Chainalysis estimates that illicit crypto addresses received at least $154 billion in value in 2025, a sharp increase on the previous year. While this still represents less than one percent of total on-chain activity, the composition has changed. Nation state linked networks, sanctions evasion and professional laundering services now account for a growing share of flows.
From cybercrime to state finance
One of the clearest signals in the report’s introduction is the role of sanctioned states. North Korea linked hacking groups continued to dominate large-scale theft, while Russian and Iranian connected networks increasingly used crypto rails to move and store value beyond the reach of traditional banking controls.
In Russia’s case, Chainalysis points to the emergence of bespoke crypto instruments designed specifically to bypass sanctions. Rather than hiding within global platforms, these tools operate as parallel financial channels, tailored to national needs. This marks a departure from earlier patterns of crypto crime, which were largely opportunistic and decentralised.
The report also highlights how crypto is now intertwined with real world power projection. Illicit flows are linked not only to cybercrime, but also to weapons procurement, logistics and the financing of armed groups. Crypto, in this sense, is no longer just a payment method, but part of state level economic strategy.

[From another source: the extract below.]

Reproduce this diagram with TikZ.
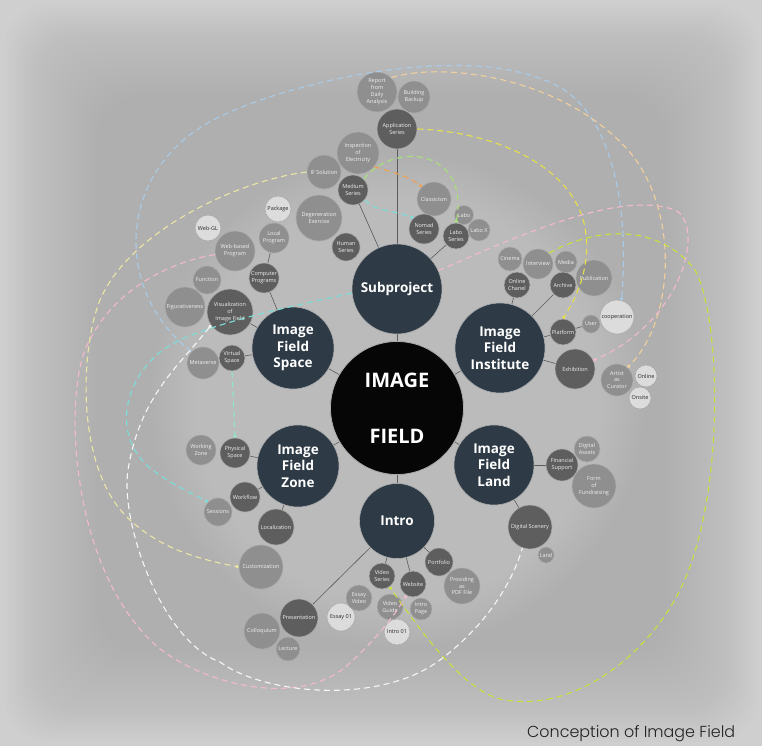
\documentclass[tikz,border=0pt]{standalone}
\usepackage{fontspec}
\usepackage{graphicx}
\setmainfont{Open Sans}
\newfontfamily\capfont{Poppins}[UprightFont={* Light}]
\usetikzlibrary{arrows.meta,fadings}

\definecolor{bgouter}{HTML}{CFCFCF}
\definecolor{bgshade}{HTML}{A0A0A0}
\definecolor{hubfill}{HTML}{2E3B46}
\definecolor{corefill}{HTML}{060606}
\definecolor{dkfill}{HTML}{5E5E5E}
\definecolor{mdfill}{HTML}{8F8F8F}
\definecolor{ltfill}{HTML}{DCDCDC}
\definecolor{ring}{HTML}{ABABAB}
\definecolor{linkgray}{HTML}{5A5A5A}
\definecolor{txtlight}{HTML}{EFEFEF}
\definecolor{txtdark}{HTML}{2A2A2A}
\definecolor{captext}{HTML}{222222}
% dashed relation colours
\definecolor{skyc}{HTML}{A9CBE8}
\definecolor{peachc}{HTML}{F1D09C}
\definecolor{yellowc}{HTML}{E6E04A}
\definecolor{limec}{HTML}{C6E23C}
\definecolor{greenc}{HTML}{A8E07A}
\definecolor{cyanc}{HTML}{7CDED8}
\definecolor{orangec}{HTML}{EFA052}
\definecolor{pinkc}{HTML}{F2BACB}
\definecolor{whitec}{HTML}{F6F6F6}
\definecolor{creamc}{HTML}{ECE6A6}
\definecolor{mintc}{HTML}{8EE8C6}

\pgfdeclarelayer{bg}
\pgfsetlayers{bg,main}

\tikzset{
  bub/.style={circle, inner sep=0pt, align=center, draw=ring, line width=0.6pt,
    font=\fontsize{5.5}{6.9}\selectfont},
  core/.style={circle, inner sep=0pt, align=center, draw=ring, line width=0.8pt,
    fill=corefill, text=white, minimum size=133pt,
    font=\bfseries\fontsize{20}{26}\selectfont},
  hub/.style={bub, fill=hubfill, text=white, minimum size=#1,
    font=\bfseries\fontsize{13.5}{16.5}\selectfont},
  dk/.style={bub, fill=dkfill, text=txtlight, minimum size=#1},
  md/.style={bub, fill=mdfill, text=txtlight, minimum size=#1},
  lt/.style={bub, fill=ltfill, text=txtdark, minimum size=#1},
  link/.style={draw=linkgray, line width=0.6pt},
  flow/.style={line width=1.1pt, dash pattern=on 6pt off 4pt,
    -{Circle[length=3.2pt,width=3.2pt]}},
  backflow/.style={line width=1.1pt, dash pattern=on 6pt off 4pt,
    {Circle[length=3.2pt,width=3.2pt]}-},
}

\begin{document}
\begin{tikzpicture}[x=1pt, y=-1pt]
\useasboundingbox (0,0) rectangle (762,746);

% ---------- backdrop: soft frame, darker field, light halo ----------
\begin{pgfonlayer}{bg}
  \fill[bgouter] (0,0) rectangle (762,746);
  \foreach \i in {0,...,23}
    \fill[bgshade, opacity=0.032, rounded corners=45pt]
      (4+4*\i,4+4*\i) rectangle (758-4*\i,742-4*\i);
  \fill[white, opacity=0.16, path fading=circle with fuzzy edge 20 percent]
    (397,400) circle (250);
\end{pgfonlayer}

% ---------- centre and main branches ----------
\node[core] (core) at (397,408) {IMAGE\\[30pt]FIELD};
\node[hub=90pt] (sub)   at (397,289) {Subproject};
\node[hub=82pt] (space) at (293,348) {Image\\Field\\Space};
\node[hub=90pt] (inst)  at (500,348) {Image\\Field\\Institute};
\node[hub=82pt] (zone)  at (298,466) {Image\\Field\\Zone};
\node[hub=80pt] (land)  at (494,465) {Image\\Field\\Land};
\node[hub=75pt] (intro) at (397,521) {Intro};

% ---------- Subproject ----------
\node[dk=40pt] (appl)    at (397,129) {Application\\Series};
\node[md=40pt] (report)  at (377,92)  {Report\\from\\Daily\\Analysis};
\node[md=32pt] (backup)  at (414,97)  {Building\\Backup};
\node[md=42pt] (inspect) at (358,153) {Inspection\\of\\Electricity};
\node[md=34pt] (ifsol)   at (324,172) {IF Solution};
\node[dk=30pt] (medium)  at (353,190) {Medium\\Series};
\node[md=34pt] (classic) at (434,199) {Classicism};
\node[md=46pt] (degen)   at (319,218) {Degeneration\\Exercise};
\node[md=19pt] (labo)    at (464,215) {Labo};
\node[md=22pt] (labox)   at (479,230) {Labo X};
\node[dk=30pt] (nomad)   at (424,229) {Nomad\\Series};
\node[dk=26pt] (labos)   at (456,236) {Labo\\Series};
\node[dk=28pt] (human)   at (346,247) {Human\\Series};

% ---------- Image Field Space ----------
\node[lt=26pt] (package)   at (278,209) {Package};
\node[lt=26pt] (webgl)     at (208,228) {Web-GL};
\node[md=30pt] (local)     at (274,238) {Local\\Program};
\node[md=40pt] (webbased)  at (235,251) {Web-based\\Program};
\node[dk=30pt] (computer)  at (264,278) {Computer\\Programs};
\node[md=28pt] (function)  at (207,280) {Function};
\node[md=40pt] (figur)     at (185,307) {Figurativeness};
\node[dk=46pt] (visual)    at (230,312) {Visualization\\of\\Image Field};
\node[md=32pt] (metaverse) at (203,363) {Metaverse};
\node[dk=26pt] (virtual)   at (232,358) {Virtual\\Space};

% ---------- Image Field Zone ----------
\node[md=30pt] (working)  at (201,450) {Working\\Zone};
\node[dk=30pt] (physical) at (235,453) {Physical\\Space};
\node[dk=30pt] (workflow) at (245,497) {Workflow};
\node[md=28pt] (sessions) at (218,512) {Sessions};
\node[dk=36pt] (localiz)  at (276,527) {Localization};
\node[md=44pt] (custom)   at (261,567) {Customization};

% ---------- Intro ----------
\node[dk=38pt] (present)   at (299,618) {Presentation};
\node[md=36pt] (colloq)    at (262,631) {Colloquium};
\node[md=24pt] (lecture)   at (288,649) {Lecture};
\node[lt=28pt] (essay1)    at (341,617) {Essay 01};
\node[md=26pt] (essayv)    at (359,598) {Essay\\Video};
\node[dk=26pt] (videos)    at (382,576) {Video\\Series};
\node[md=26pt] (videog)    at (390,607) {Video\\Guide};
\node[lt=26pt] (intro1)    at (397,632) {Intro 01};
\node[dk=26pt] (website)   at (413,584) {Website};
\node[md=22pt] (intropage) at (421,609) {Intro\\Page};
\node[md=36pt] (pdf)       at (462,586) {Providing\\as\\PDF File};
\node[dk=28pt] (portfolio) at (439,562) {Portfolio};

% ---------- Image Field Institute ----------
\node[md=24pt] (cinema)    at (510,259) {Cinema};
\node[md=30pt] (interview) at (538,264) {Interview};
\node[md=22pt] (media)     at (566,262) {Media};
\node[dk=26pt] (chanel)    at (517,285) {Online\\Chanel};
\node[dk=26pt] (archive)   at (563,285) {Archive};
\node[md=36pt] (public)    at (594,278) {Publication};
\node[lt=34pt] (coop)      at (617,317) {cooperation};
\node[dk=26pt] (platform)  at (563,332) {Platform};
\node[md=18pt] (user)      at (591,324) {User};
\node[dk=40pt] (exhib)     at (575,369) {Exhibition};
\node[md=32pt] (artist)    at (617,380) {Artist\\as\\Curator};
\node[lt=22pt] (online)    at (646,376) {Online};
\node[lt=22pt] (onsite)    at (640,398) {Onsite};

% ---------- Image Field Land ----------
\node[dk=32pt] (finance) at (562,465) {Financial\\Support};
\node[md=26pt] (assets)  at (587,449) {Digital\\Assets};
\node[md=44pt] (fund)    at (594,486) {Form\\of\\Fundraising};
\node[dk=44pt] (scenery) at (530,527) {Digital Scenery};
\node[md=16pt] (landlet) at (546,555) {Land};

% ---------- tree links ----------
\begin{pgfonlayer}{bg}
  \foreach \a/\b in {core/sub, core/space, core/inst, core/zone, core/land, core/intro,
      sub/appl, sub/medium, sub/labos,
      space/computer, computer/local, space/visual, space/virtual,
      inst/chanel, inst/archive, inst/platform, inst/exhib, platform/user,
      zone/physical, zone/workflow, zone/localiz,
      land/finance, land/scenery,
      intro/videos, intro/website, intro/portfolio, intro/present}
    \draw[link] (\a) -- (\b);
\end{pgfonlayer}

% ---------- cross relations ----------
\draw[flow, skyc] (metaverse.135) .. controls (110,290) and (115,160) .. (228,113)
  .. controls (300,80) and (460,45) .. (544,80)
  .. controls (610,102) and (630,200) .. (coop.75);
\draw[flow, peachc] (report.45) .. controls (440,62) and (560,75) .. (628,150)
  .. controls (680,210) and (675,320) .. (artist.50);
\draw[flow, yellowc] (appl.east) .. controls (500,132) and (580,170) .. (586,235)
  .. controls (590,270) and (575,300) .. (platform.north);
\draw[flow, limec] (interview.45) .. controls (600,225) and (660,225) .. (695,270)
  .. controls (722,320) and (725,500) .. (680,590)
  .. controls (650,650) and (580,712) .. (505,700)
  .. controls (465,694) and (420,630) .. (videos.-55);
\draw[flow, pinkc] (webbased.190) .. controls (170,262) and (110,290) .. (85,350)
  .. controls (65,400) and (70,560) .. (150,640)
  .. controls (190,680) and (300,715) .. (353,660)
  .. controls (375,640) and (395,615) .. (website.240);
\draw[flow, pinkc] (sub.24) .. controls (520,235) and (620,190) .. (675,210)
  .. controls (705,225) and (685,320) .. (exhib.25);
\draw[backflow, whitec] (visual.215) .. controls (180,365) and (140,395) .. (128,470)
  .. controls (120,520) and (160,640) .. (220,662)
  .. controls (265,695) and (380,705) .. (440,660)
  .. controls (480,630) and (510,590) .. (scenery.250);
\draw[flow, cyanc] (sub.185) .. controls (300,305) and (230,318) .. (180,340)
  .. controls (130,362) and (105,430) .. (150,468)
  .. controls (170,484) and (190,492) .. (sessions.135);
\draw[flow, creamc] (ifsol.west) .. controls (240,180) and (130,230) .. (100,300)
  .. controls (80,350) and (75,470) .. (130,520)
  .. controls (165,552) and (205,560) .. (custom.west);
\draw[flow, greenc] (medium.45) .. controls (395,140) and (470,150) .. (labos.north);
\draw[flow, cyanc] (medium.-40) .. controls (375,212) and (395,210) .. (nomad.135);
\draw[flow, orangec] (inspect.-40) .. controls (392,172) and (408,176) .. (classic.135);
\draw[flow, mintc] (virtual.south) -- (physical.north);

% ---------- caption ----------
\node[anchor=base west, inner sep=0pt, text=captext] (caption) at (527,737)
  {\resizebox{208pt}{!}{\capfont Conception of Image Field}};
\end{tikzpicture}
\end{document}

Stablecoins take centre stage
Another striking finding is the dominance of stablecoins. Chainalysis says they accounted for more than four fifths of all illicit crypto transaction volume in 2025. Their appeal is straightforward: price stability, deep liquidity and easy cross-border transfer.
For European policymakers, this is a double-edged signal. On the one hand, it underlines why privately issued digital dollars have become the default medium of exchange on chain. On the other, it raises questions about reliance on foreign currency instruments in a world where financial conflict is increasingly digital.
This context helps explain why the European Central Bank has repeatedly framed the digital euro as a tool for resilience rather than innovation. A widely accepted public digital currency, governed under EU law, could reduce dependence on non-European payment instruments in both legal and illicit contexts.
Why this matters for the digital euro
The Chainalysis report does not argue for or against central bank digital currencies. But its findings sharpen the strategic case behind them. If crypto rails are here to stay, the question is not whether value will move on chain, but under whose rules.
For Europe, the risk is not that the digital euro enables crime, but that the absence of a public alternative leaves the field to foreign stablecoins and opaque private infrastructures. In a world where sanctions, enforcement and geopolitics increasingly intersect with code, payment architecture becomes a policy lever.
At the same time, the report reinforces the need for strong compliance, transaction monitoring and international cooperation. Public digital money will not eliminate illicit finance on its own. But it can give authorities greater visibility and control than fragmented private systems allow.
As lawmakers debate the digital euro’s final design, Chainalysis’s data offers a sobering backdrop. Crypto crime is no longer a fringe issue. It is evolving into a feature of global financial competition, and Europe’s response will shape how much influence it retains in the digital money era.